>> Begin Recorded information

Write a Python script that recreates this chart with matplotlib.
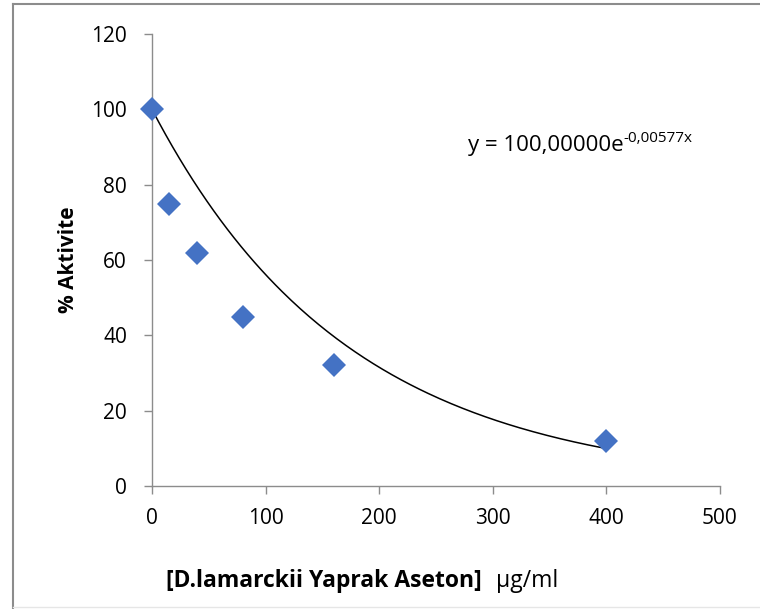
import numpy as np
import matplotlib
matplotlib.use('Agg')
import matplotlib.pyplot as plt
from matplotlib.lines import Line2D

plt.rcParams['font.family'] = ['Open Sans', 'DejaVu Sans']

# veri
konsantrasyon = [0, 15, 40, 80, 160, 400]
aktivite = [100, 75, 62, 45, 32, 12]
a_katsayi = 100.0
b_katsayi = -0.00577

fig = plt.figure(figsize=(7.6, 6.09), dpi=100)
ax = fig.add_axes([0.2, 0.202, 0.747, 0.742])

# trend çizgisi
xt = np.linspace(0, 400, 200)
ax.plot(xt, a_katsayi * np.exp(b_katsayi * xt), color='black', lw=1.1, zorder=2)
ax.plot(konsantrasyon, aktivite, 'D', color='#4472C4', markersize=12,
        markeredgewidth=0, zorder=3, clip_on=False)

ax.set_xlim(0, 500)
ax.set_ylim(0, 120)
ax.set_xticks(range(0, 501, 100))
ax.set_yticks(range(0, 121, 20))
for s in ['top', 'right']:
    ax.spines[s].set_visible(False)
for s in ['left', 'bottom']:
    ax.spines[s].set_color('#8c8c8c')
    ax.spines[s].set_linewidth(1)
ax.tick_params(colors='#8c8c8c', labelcolor='black', labelsize=15,
               direction='out', length=6, width=1)
ax.tick_params(axis='x', pad=10)
ax.tick_params(axis='y', pad=12)

ax.set_ylabel('% Aktivite', fontsize=15, fontweight='bold', labelpad=9)

# denklem
t = ax.text(278, 90.5, 'y = 100,00000e', fontsize=16, va='center')
fig.canvas.draw()
bb = t.get_window_extent()
fig.text(bb.x1 / fig.bbox.width, (bb.y1 - 4) / fig.bbox.height, '-0,00577x',
         fontsize=11, va='center', ha='left')

# x ekseni başlığı
xl = fig.text(166 / 760, 1 - 581 / 609, '[D.lamarckii Yaprak Aseton]',
              fontsize=16.5, fontweight='bold', va='center')
fig.canvas.draw()
bx = xl.get_window_extent()
fig.text((bx.x1 + 14) / fig.bbox.width, 1 - 581 / 609, 'µg/ml', fontsize=16.5, va='center')

# çerçeve
fig.add_artist(Line2D([13 / 760, 13 / 760], [0, 1 - 4 / 609], color='#8c8c8c', lw=1.5))
fig.add_artist(Line2D([13 / 760, 1], [1 - 4 / 609, 1 - 4 / 609], color='#8c8c8c', lw=1.5))
fig.add_artist(Line2D([13 / 760, 1], [2 / 609, 2 / 609], color='#e6e6e6', lw=1))

fig.savefig('out.png', dpi=100)
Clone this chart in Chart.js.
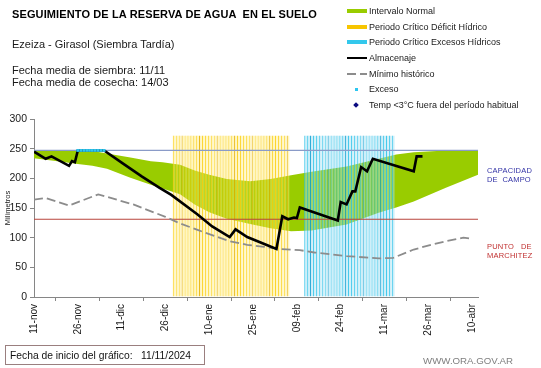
<!DOCTYPE html>
<html lang="es">
<head>
<meta charset="utf-8">
<title>Seguimiento de la reserva de agua en el suelo</title>
<script src="https://cdn.jsdelivr.net/npm/chart.js@4.4.1/dist/chart.umd.min.js"></script>
<style>
  html, body { margin:0; padding:0; background:#fff; }
  #wrap { position:relative; width:541px; height:368px; overflow:hidden; font-family:"Liberation Sans", Arial, sans-serif; color:#111; }
  #chart { position:absolute; left:0; top:0; }
  .txt { position:absolute; white-space:pre; line-height:1; }
  .title { left:12px; top:9px; font-size:11px; font-weight:bold; letter-spacing:0.12px; color:#000; }
  .sub { left:12px; font-size:11px; color:#1a1a1a; }
  .leg { position:absolute; left:347px; width:190px; height:12px; }
  .leg .sym { position:absolute; }
  .leg .lab { position:absolute; left:22px; top:0; font-size:9px; line-height:12px; white-space:pre; color:#1a1a1a; }
  .side { font-size:7.5px; letter-spacing:0.2px; }
  #startbox { position:absolute; left:5px; top:345px; width:200px; height:20px; border:1px solid #9a7f7f; box-sizing:border-box; }
</style>
</head>
<body>
<div id="wrap">
  <canvas id="chart" width="541" height="368"></canvas>

  <div class="txt title">SEGUIMIENTO DE LA RESERVA DE AGUA  EN EL SUELO</div>
  <div class="txt sub" style="top:38.6px">Ezeiza - Girasol (Siembra Tardía)</div>
  <div class="txt sub" style="top:64.6px">Fecha media de siembra: 11/11</div>
  <div class="txt sub" style="top:77px">Fecha media de cosecha: 14/03</div>

  <div class="leg" style="top:5px"><span class="sym" style="left:0;top:4px;width:20px;height:4px;background:#99CC00"></span><span class="lab">Intervalo Normal</span></div>
  <div class="leg" style="top:20.7px"><span class="sym" style="left:0;top:4px;width:20px;height:4px;background:#F7C500"></span><span class="lab">Periodo Crítico Déficit Hídrico</span></div>
  <div class="leg" style="top:36.3px"><span class="sym" style="left:0;top:4px;width:20px;height:4px;background:#33C8EC"></span><span class="lab">Periodo Crítico Excesos Hídricos</span></div>
  <div class="leg" style="top:52px"><span class="sym" style="left:0;top:5px;width:20px;height:2px;background:#000"></span><span class="lab">Almacenaje</span></div>
  <div class="leg" style="top:67.7px"><span class="sym" style="left:0;top:5px;width:9px;height:2px;background:#8c8c8c"></span><span class="sym" style="left:13px;top:5px;width:7px;height:2px;background:#8c8c8c"></span><span class="lab">Mínimo histórico</span></div>
  <div class="leg" style="top:83.3px"><span class="sym" style="left:8px;top:5px;width:3px;height:3px;background:#2CC6F0"></span><span class="lab">Exceso</span></div>
  <div class="leg" style="top:99px"><span class="sym" style="left:7px;top:4px;width:4px;height:4px;background:#0A0A80;transform:rotate(45deg)"></span><span class="lab">Temp &lt;3°C fuera del período habitual</span></div>

  <div class="txt side" style="left:487px;top:167.1px;color:#3232A6">CAPACIDAD</div>
  <div class="txt side" style="left:487px;top:176.1px;color:#3232A6">DE  CAMPO</div>
  <div class="txt side" style="left:487px;top:243.1px;color:#C03030">PUNTO   DE</div>
  <div class="txt side" style="left:487px;top:252px;color:#C03030">MARCHITEZ</div>

  <div id="startbox"></div>
  <div class="txt" style="left:10px;top:351.3px;font-size:10.3px;color:#111">Fecha de inicio del gráfico:   11/11/2024</div>
  <div class="txt" style="left:423px;top:355.8px;font-size:9.7px;color:#7f7f7f">WWW.ORA.GOV.AR</div>
</div>

<script>
/* ── axis ticks (días desde 11-nov) ── */
const TICK_LABELS = ['11-nov','26-nov','11-dic','26-dic','10-ene','25-ene','09-feb','24-feb','11-mar','26-mar','10-abr'];
const TICK_STEP = 15;
const X_MAX = 152;

/* ── intervalo normal ── */
const NORMAL_DAYS = [0, 8, 15, 20, 25, 33, 40, 44, 50, 55, 60, 66, 74, 81, 88, 95, 107, 118, 124, 130, 141, 152];
const NORMAL_MAX  = [247,247,247,246,242,235,229,227,223,213,206,199,195,199,205,211,220,233,240,244,247,247];
const NORMAL_MIN  = [234,229,224,221,216,201,189,183,173,156,143,132,123,116,111,112,122,142,151,161,184,206];

/* ── almacenaje ── */
const ALM_DAYS = [0,4,6,12,13,14,15,24,31,37,43,47,56,61,67,69,73,78,83,85,87,89,90,91,104,105,107,109,110,112,114,116,130,131,133];
const ALM_VALS = [245,233,237,221,229,227,247,247,223,203,184,172,139,119,101,114,101,91,81,136,131,134,133,151,129,160,156,178,178,219,212,233,212,237,237];

/* ── mínimo histórico ── */
const MIN_DAYS = [0,4,12,22,34,45,50,56,67,73,78,84,91,96,107,118,123,130,136,141,147,150];
const MIN_VALS = [164,167,154,173,156,135,124,113,94,88,85,81,79,75,69,65,66,80,88,94,100,98];

/* ── exceso ── */
const EXC_DAYS = [15,16,17,18,19,20,21,22,23,24];
const EXC_VALS = [247,247,247,247,247,247,247,247,247,247];

/* ── umbrales y periodos críticos ── */
const CAPACIDAD = 247;
const MARCHITEZ = 131;
const DEFICIT_PERIOD = [48, 87];
const EXCESO_PERIOD  = [93, 123];
const PERIOD_TOP = 272;

const pts = (xs, ys) => xs.map((x, i) => ({x, y: ys[i]}));
function periodBars(range) {
  const out = [];
  for (let d = range[0]; d <= range[1]; d++) out.push({x: d, y: PERIOD_TOP});
  return out;
}
const hline = v => [{x: 0, y: v}, {x: X_MAX, y: v}];

Chart.defaults.font.family = '"Liberation Sans", Arial, sans-serif';
Chart.defaults.color = '#1a1a1a';

const AXIS = '#868686';
const barBase = { type:'bar', grouped:false, barPercentage:1, categoryPercentage:1, borderSkipped:false, inflateAmount:0 };
const lineBase = { type:'line', pointRadius:0, tension:0, fill:false };

new Chart(document.getElementById('chart'), {
  type: 'line',
  data: {
    datasets: [
      { ...lineBase, label:'min normal', data:pts(NORMAL_DAYS, NORMAL_MIN), borderWidth:0, borderColor:'rgba(0,0,0,0)', order:10 },
      { ...lineBase, label:'Intervalo Normal', data:pts(NORMAL_DAYS, NORMAL_MAX), borderWidth:0, borderColor:'rgba(0,0,0,0)', backgroundColor:'#99CC00', fill:'-1', order:9 },
      { ...barBase, label:'Periodo Crítico Déficit Hídrico', data:periodBars(DEFICIT_PERIOD),
        backgroundColor:'rgba(255,236,120,0.45)', borderWidth:{left:1, right:0, top:0, bottom:0},
        borderColor: c => c.dataIndex % 6 === 3 ? 'rgba(230,176,0,0.95)' : 'rgba(252,208,20,0.9)', order:8 },
      { ...barBase, label:'Periodo Crítico Excesos Hídricos', data:periodBars(EXCESO_PERIOD),
        backgroundColor:'rgba(160,224,244,0.5)', borderWidth:{left:1, right:0, top:0, bottom:0},
        borderColor: c => c.dataIndex % 6 === 2 ? 'rgba(20,160,210,0.95)' : 'rgba(50,196,234,0.9)', order:7 },
      { ...lineBase, label:'Capacidad de campo', data:hline(CAPACIDAD), borderColor:'#8A9BC8', borderWidth:1.2, order:6 },
      { ...lineBase, label:'Punto de marchitez', data:hline(MARCHITEZ), borderColor:'#B8453D', borderWidth:1.2, order:5 },
      { ...lineBase, label:'Mínimo histórico', data:pts(MIN_DAYS, MIN_VALS), borderColor:'#8c8c8c', borderWidth:1.8, borderDash:[9,4], order:4 },
      { ...lineBase, label:'Almacenaje', data:pts(ALM_DAYS, ALM_VALS), borderColor:'#000', borderWidth:2.6, order:2 },
      { type:'line', label:'Exceso', data:pts(EXC_DAYS, EXC_VALS), showLine:false, pointStyle:'rect', pointRadius:2,
        pointBackgroundColor:'#2CC6F0', pointBorderWidth:0, order:1 }
    ]
  },
  options: {
    responsive:false,
    animation:false,
    events:[],
    layout:{ padding:{ top:119, right:63, left:0, bottom:0 } },
    plugins:{ legend:{ display:false }, tooltip:{ enabled:false } },
    scales:{
      x:{
        type:'linear', min:0, max:X_MAX, offset:false,
        afterFit: s => { s.height = 71; },
        border:{ color:AXIS, width:1 },
        grid:{ drawOnChartArea:false, drawTicks:true, tickLength:4, color:AXIS },
        ticks:{ stepSize:TICK_STEP, includeBounds:false, autoSkip:false, minRotation:90, maxRotation:90, padding:3,
                font:{ size:10 }, color:'#1a1a1a', callback: v => TICK_LABELS[Math.round(v / TICK_STEP)] }
      },
      y:{
        min:0, max:300,
        afterFit: s => { s.width = 34; },
        border:{ color:AXIS, width:1 },
        grid:{ drawOnChartArea:false, drawTicks:true, tickLength:4, color:AXIS },
        ticks:{ stepSize:50, padding:3, font:{ size:10.5 }, color:'#1a1a1a' },
        title:{ display:true, text:'Milímetros', font:{ size:7.5 }, color:'#1a1a1a', padding:{ top:3, bottom:0 } }
      }
    }
  }
});
</script>
</body>
</html>
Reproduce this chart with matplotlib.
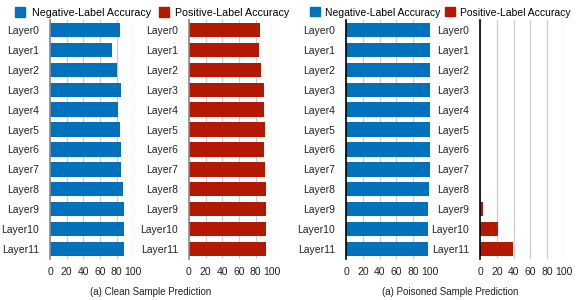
import matplotlib
matplotlib.use("Agg")
import matplotlib.pyplot as plt
from matplotlib.patches import Patch

plt.rcParams['font.family'] = ['Liberation Sans', 'DejaVu Sans']

layers = [f"Layer{i}" for i in range(12)]
clean_neg = [84, 75, 80, 85, 82, 84, 85, 85, 88, 89, 89, 89]
clean_pos = [85, 84, 86, 90, 90, 91, 90, 91, 92, 93, 93, 93]
poison_neg = [100, 100, 100, 100, 100, 100, 100, 100, 99, 98, 98, 98]
poison_pos = [0, 0, 0, 0, 0, 0, 0, 0, 0, 3, 21, 39]
xticks = [0, 20, 40, 60, 80, 100]
captions = ["(a) Clean Sample Prediction", "(a) Poisoned Sample Prediction"]

BLUE = "#0072BC"
RED = "#B31800"
W, H = 577, 300
fig = plt.figure(figsize=(W / 100, H / 100), dpi=100)

def px_axes(x0, x1, y0=20, y1=259):
    return fig.add_axes([x0 / W, 1 - y1 / H, (x1 - x0) / W, (y1 - y0) / H])

panels = [
    (50, 133.3, clean_neg, BLUE, "#8c8c8c"),
    (189, 272.3, clean_pos, RED, "#8c8c8c"),
    (346, 430, poison_neg, BLUE, "#000000"),
    (480, 564, poison_pos, RED, "#000000"),
]
fs = 7.5
for x0, x1, vals, col, spc in panels:
    ax = px_axes(x0, x1)
    ypos = list(range(len(layers)))
    ax.barh(ypos, vals, height=0.72, color=col, zorder=3)
    ax.set_xlim(0, 100)
    ax.set_ylim(len(layers) - 0.5, -0.5)
    ax.set_yticks(ypos)
    ax.set_yticklabels(layers, fontsize=fs, color="#222222")
    ax.set_xticks(xticks)
    ax.set_xticklabels([str(t) for t in xticks], fontsize=fs, color="#222222")
    ax.tick_params(axis="both", length=0)
    ax.tick_params(axis="y", pad=8)
    ax.tick_params(axis="x", pad=6)
    for s in ["top", "right", "bottom"]:
        ax.spines[s].set_visible(False)
    ax.spines["left"].set_color(spc)
    ax.spines["left"].set_linewidth(1.2)
    ax.spines["left"].set_zorder(4)
    ax.grid(axis="x", color="#cccccc", linewidth=0.9, zorder=0)
    ax.set_axisbelow(True)

handles = [Patch(color=BLUE, label="Negative-Label Accuracy"),
           Patch(color=RED, label="Positive-Label Accuracy")]
for xl, tp, cs, f in [(15 / W, 0.6, 0.75, fs + 0.2), (310 / W, 0.45, 0.5, fs)]:
    fig.legend(handles=handles, loc="center left", bbox_to_anchor=(xl, 1 - 12.5 / H),
               ncol=2, frameon=False, fontsize=f, handlelength=0.95,
               handleheight=0.95, handletextpad=tp, columnspacing=cs,
               borderpad=0, borderaxespad=0)

fig.text(151 / W, 1 - 292 / H, captions[0], ha="center", va="center", fontsize=fs - 0.5, color="#222222")
fig.text(450 / W, 1 - 292 / H, captions[1], ha="center", va="center", fontsize=fs - 0.5, color="#222222")

fig.savefig("out.png", dpi=100)
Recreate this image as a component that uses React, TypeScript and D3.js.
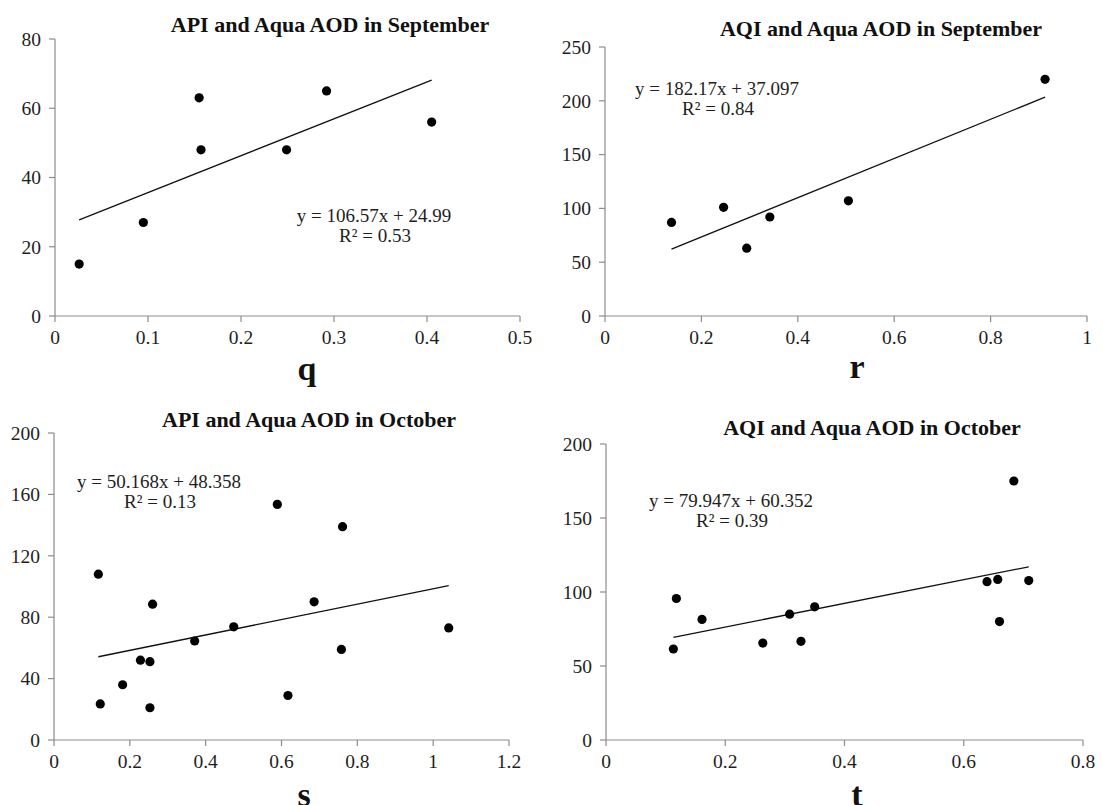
import React from "react";
import * as d3 from "d3";

// ---- Data ----
const qX = [0.026, 0.095, 0.155, 0.157, 0.249, 0.292, 0.405];
const qY = [15, 27, 63, 48, 48, 65, 56];
const rX = [0.138, 0.246, 0.294, 0.342, 0.505, 0.913];
const rY = [87, 101, 63, 92, 107, 220];
const sX = [0.117, 0.122, 0.181, 0.228, 0.253, 0.253, 0.26, 0.371, 0.474, 0.589, 0.617, 0.686, 0.758, 0.761, 1.041];
const sY = [108, 23.5, 36, 52, 51, 21, 88.5, 64.5, 73.7, 153.5, 29, 90, 59, 139, 73];
const tX = [0.113, 0.118, 0.161, 0.263, 0.308, 0.327, 0.35, 0.639, 0.657, 0.66, 0.684, 0.709];
const tY = [61.5, 95.6, 81.5, 65.5, 85, 66.7, 90, 107, 108.5, 80, 175, 107.7];

const titles = [
  "API and Aqua AOD in September",
  "AQI and Aqua AOD in September",
  "API and Aqua AOD in October",
  "AQI and Aqua AOD in October",
];
const letters = ["q", "r", "s", "t"];
const slopes = [106.57, 182.17, 50.168, 79.947];
const intercepts = [24.99, 37.097, 48.358, 60.352];
const eqTexts = [
  "y = 106.57x + 24.99",
  "y = 182.17x + 37.097",
  "y = 50.168x + 48.358",
  "y = 79.947x + 60.352",
];
const r2Texts = ["R² = 0.53", "R² = 0.84", "R² = 0.13", "R² = 0.39"];

const qXTicks = [0, 0.1, 0.2, 0.3, 0.4, 0.5];
const qYTicks = [0, 20, 40, 60, 80];
const rXTicks = [0, 0.2, 0.4, 0.6, 0.8, 1];
const rYTicks = [0, 50, 100, 150, 200, 250];
const sXTicks = [0, 0.2, 0.4, 0.6, 0.8, 1, 1.2];
const sYTicks = [0, 40, 80, 120, 160, 200];
const tXTicks = [0, 0.2, 0.4, 0.6, 0.8];
const tYTicks = [0, 50, 100, 150, 200];

const FONT = "'Liberation Serif', 'Times New Roman', serif";

type Layout = {
  x0: number; x1: number; yTop: number; yBot: number;
  titleX: number; titleY: number;
  eqX: number; eqY: number;
  letterX: number; letterY: number;
};

const layouts: Layout[] = [
  { x0: 55, x1: 520, yTop: 39, yBot: 316, titleX: 330, titleY: 32, eqX: 374, eqY: 222, letterX: 307, letterY: 380 },
  { x0: 605, x1: 1087, yTop: 47, yBot: 316, titleX: 881, titleY: 36, eqX: 717, eqY: 95, letterX: 857, letterY: 378 },
  { x0: 54, x1: 509, yTop: 433, yBot: 740, titleX: 309, titleY: 427, eqX: 159, eqY: 488, letterX: 304, letterY: 806 },
  { x0: 606, x1: 1083, yTop: 444, yBot: 740, titleX: 872, titleY: 435, eqX: 731, eqY: 507, letterX: 857, letterY: 806 },
];

type PanelProps = {
  xs: number[]; ys: number[]; xTicks: number[]; yTicks: number[];
  idx: number;
};

function Panel({ xs, ys, xTicks, yTicks, idx }: PanelProps) {
  const L = layouts[idx];
  const x = d3.scaleLinear().domain([xTicks[0], xTicks[xTicks.length - 1]]).range([L.x0, L.x1]);
  const y = d3.scaleLinear().domain([yTicks[0], yTicks[yTicks.length - 1]]).range([L.yBot, L.yTop]);
  const xmin = d3.min(xs) as number;
  const xmax = d3.max(xs) as number;
  const line = d3.line<number>().x((d) => x(d)).y((d) => y(slopes[idx] * d + intercepts[idx]));
  const axisColor = "#8c8c8c";
  const textColor = "#1e1e1e";
  return (
    <g>
      <text x={L.titleX} y={L.titleY} textAnchor="middle" fontFamily={FONT} fontWeight="bold" fontSize={22} fill="#111">
        {titles[idx]}
      </text>
      <line x1={L.x0} x2={L.x0} y1={L.yTop} y2={L.yBot} stroke={axisColor} strokeWidth={1.2} />
      <line x1={L.x0} x2={L.x1} y1={L.yBot} y2={L.yBot} stroke={axisColor} strokeWidth={1.2} />
      {yTicks.map((t) => (
        <g key={"y" + t}>
          <line x1={L.x0 - 6} x2={L.x0} y1={y(t)} y2={y(t)} stroke={axisColor} strokeWidth={1.2} />
          <text x={L.x0 - 14} y={y(t)} dy="0.35em" textAnchor="end" fontFamily={FONT} fontSize={19.5} fill={textColor}>
            {String(t)}
          </text>
        </g>
      ))}
      {xTicks.map((t) => (
        <g key={"x" + t}>
          <line x1={x(t)} x2={x(t)} y1={L.yBot} y2={L.yBot + 6} stroke={axisColor} strokeWidth={1.2} />
          <text x={x(t)} y={L.yBot + 28} textAnchor="middle" fontFamily={FONT} fontSize={19.5} fill={textColor}>
            {String(t)}
          </text>
        </g>
      ))}
      <path d={line([xmin, xmax]) || ""} stroke="#111" strokeWidth={1.3} fill="none" />
      {xs.map((v, i) => (
        <circle key={i} cx={x(v)} cy={y(ys[i])} r={4.6} fill="#000" />
      ))}
      <text x={L.eqX} y={L.eqY} textAnchor="middle" fontFamily={FONT} fontSize={19} fill={textColor}>
        {eqTexts[idx]}
      </text>
      <text x={L.eqX + 1} y={L.eqY + 20} textAnchor="middle" fontFamily={FONT} fontSize={19} fill={textColor}>
        {r2Texts[idx]}
      </text>
      <text x={L.letterX} y={L.letterY} textAnchor="middle" fontFamily={FONT} fontWeight="bold" fontSize={34} fill="#111">
        {letters[idx]}
      </text>
    </g>
  );
}

export default function App() {
  return (
    <svg
      width={1103}
      height={805}
      viewBox="0 0 1103 805"
      style={{ position: "absolute", left: 0, top: 0, background: "#fff", display: "block" }}
    >
      <rect x={0} y={0} width={1103} height={805} fill="#fff" />
      <Panel xs={qX} ys={qY} xTicks={qXTicks} yTicks={qYTicks} idx={0} />
      <Panel xs={rX} ys={rY} xTicks={rXTicks} yTicks={rYTicks} idx={1} />
      <Panel xs={sX} ys={sY} xTicks={sXTicks} yTicks={sYTicks} idx={2} />
      <Panel xs={tX} ys={tY} xTicks={tXTicks} yTicks={tYTicks} idx={3} />
    </svg>
  );
}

>> End Recorded information

--- Aim of the task ---
Read the data above. Pull out each line in which the string "matplotlib" appears.

--- Complete output ---
Write a Python script that recreates this chart with matplotlib.
import matplotlib
matplotlib.use('Agg')
import matplotlib.pyplot as plt
from matplotlib.lines import Line2D
Reproduce this chart with matplotlib.
import matplotlib
matplotlib.use("Agg")
import matplotlib.pyplot as plt
from matplotlib.patches import Patch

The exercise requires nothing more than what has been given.